AIM: Give back, word for word, only the lines from the opening of the records through the one with "import matplotlib.transforms as mtransforms". Pictures stay out.

ENTRIES SHOWN:

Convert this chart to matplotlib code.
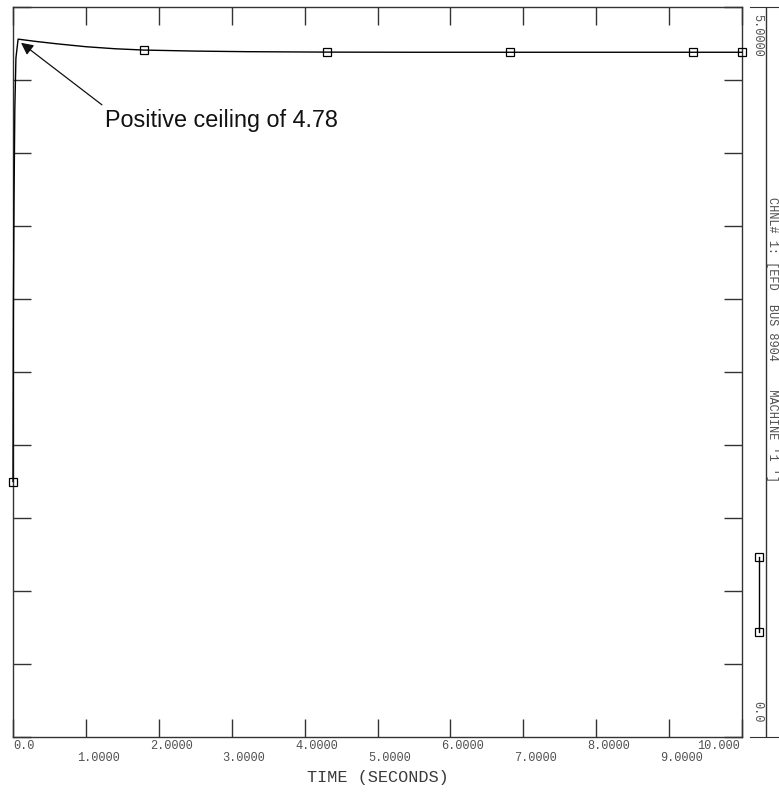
import numpy as np
import matplotlib.pyplot as plt
import matplotlib.transforms as mtransforms

# channel 1: EFD, bus 8904, machine '1'
time_s = [0.0, 0.005, 0.014, 0.025, 0.04, 0.07, 0.1, 0.3, 0.6, 1.0, 1.4, 1.8,
          2.5, 3.2, 4.31, 5.5, 6.82, 8.0, 9.33, 10.0]
efd = [1.75, 2.9, 3.68, 4.3, 4.65, 4.78, 4.778, 4.765, 4.748, 4.728, 4.714, 4.705,
       4.698, 4.694, 4.691, 4.69, 4.69, 4.69, 4.69, 4.69]
marker_idx = [0, 11, 14, 16, 18, 19]

x_ticks = [0, 1, 2, 3, 4, 5, 6, 7, 8, 9, 10]
x_labels = ["0.0", "1.0000", "2.0000", "3.0000", "4.0000", "5.0000",
            "6.0000", "7.0000", "8.0000", "9.0000", "10.000"]
y_ticks = np.arange(0, 5.01, 0.5)
y_min, y_max = 0.0, 5.0
channel_label = "CHNL# 1: [EFD  BUS 8904    MACHINE '1 ']"

MONO = "Liberation Mono"
GREY = "#333333"
TXT = "#505050"

W, H = 779, 793
fig = plt.figure(figsize=(W / 100, H / 100), dpi=100)
ax = fig.add_axes([13 / W, 1 - 737 / H, (742 - 13) / W, (737 - 7) / H])

ax.plot(time_s, efd, color="black", lw=1.0, marker="s", markersize=6,
        markerfacecolor="none", markeredgecolor="black", markeredgewidth=0.9,
        markevery=marker_idx, clip_on=False, zorder=3)

ax.set_xlim(0, 10)
ax.set_ylim(y_min, y_max)
ax.set_yticks(y_ticks)
ax.set_xticks(x_ticks)
ax.set_xticklabels(["" if i % 2 else lab for i, lab in enumerate(x_labels)])
ax.tick_params(which="both", direction="in", length=13, width=1.0, color=GREY,
               top=True, right=True, labelleft=False, pad=2)
ax.tick_params(axis="x", labelsize=8.6, labelcolor=TXT)
for s in ax.spines.values():
    s.set_color(GREY)
    s.set_linewidth(1.0)

# tick labels sit a little left of the tick, odd ones on a second row
for i, lab in enumerate(ax.get_xticklabels()):
    lab.set_fontfamily(MONO)
    if i == 0:
        lab.set_ha("left")
    elif i == len(x_ticks) - 1:
        lab.set_ha("right")
        lab.set_transform(lab.get_transform() +
                          mtransforms.ScaledTranslation(-2 / 100, 0, fig.dpi_scale_trans))
    else:
        lab.set_ha("left")
        lab.set_transform(lab.get_transform() +
                          mtransforms.ScaledTranslation(-9 / 100, 0, fig.dpi_scale_trans))
for i in range(1, len(x_ticks), 2):
    ax.annotate(x_labels[i], xy=(x_ticks[i], 0), xycoords=("data", "axes fraction"),
                xytext=(-9, -15), textcoords="offset pixels", ha="left", va="top",
                fontsize=8.6, family=MONO, color=TXT)

ax.set_xlabel("TIME (SECONDS)", family=MONO, fontsize=12.2, color="#3a3a3a", labelpad=13)

# ceiling annotation
ax.annotate("", xy=(0.11, 4.755), xytext=(1.22, 4.33),
            arrowprops=dict(arrowstyle="-|>", color="#111111", lw=0.9,
                            mutation_scale=18, shrinkA=0, shrinkB=0))
ax.text(1.262, 4.178, "Positive ceiling of 4.78", fontsize=16.8,
        family="Liberation Sans", color="#111111", va="baseline", ha="left")

# side strip with the range labels and the channel legend
side = fig.add_axes([750 / W, 1 - 737 / H, (W - 750) / W, (737 - 7) / H])
side.set_xlim(0, 29)
side.set_ylim(0, 1)
side.set_xticks([])
side.set_yticks([])
for k in ("left", "right"):
    side.spines[k].set_visible(False)
for k in ("top", "bottom"):
    side.spines[k].set_color(GREY)
side.axvline(16, color=GREY, lw=1.0)
side.text(7.5, 0.99, f"{y_max:.4f}", rotation=-90, ha="center", va="top",
          family=MONO, fontsize=8.6, color=TXT)
side.text(7.5, 0.02, f"{y_min:.1f}", rotation=-90, ha="center", va="bottom",
          family=MONO, fontsize=8.6, color=TXT)
side.text(22.5, 0.74, channel_label, rotation=-90, ha="center", va="top",
          family=MONO, fontsize=8.6, color=TXT)
side.plot([9, 9], [1 - (557 - 7) / 730, 1 - (632 - 7) / 730], color="black", lw=1.0,
          marker="s", markersize=6, markerfacecolor="none", markeredgewidth=0.9)

fig.savefig("out.png", dpi=100)
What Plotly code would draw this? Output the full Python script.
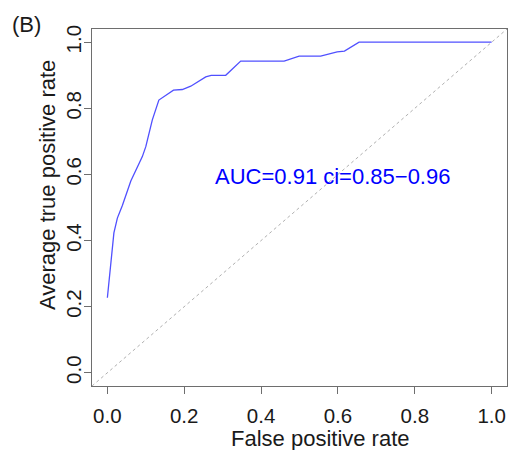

REPLY TO THE EXERCISE:
Convert this chart to matplotlib code.
import numpy as np
import matplotlib.pyplot as plt
import matplotlib.transforms as mtransforms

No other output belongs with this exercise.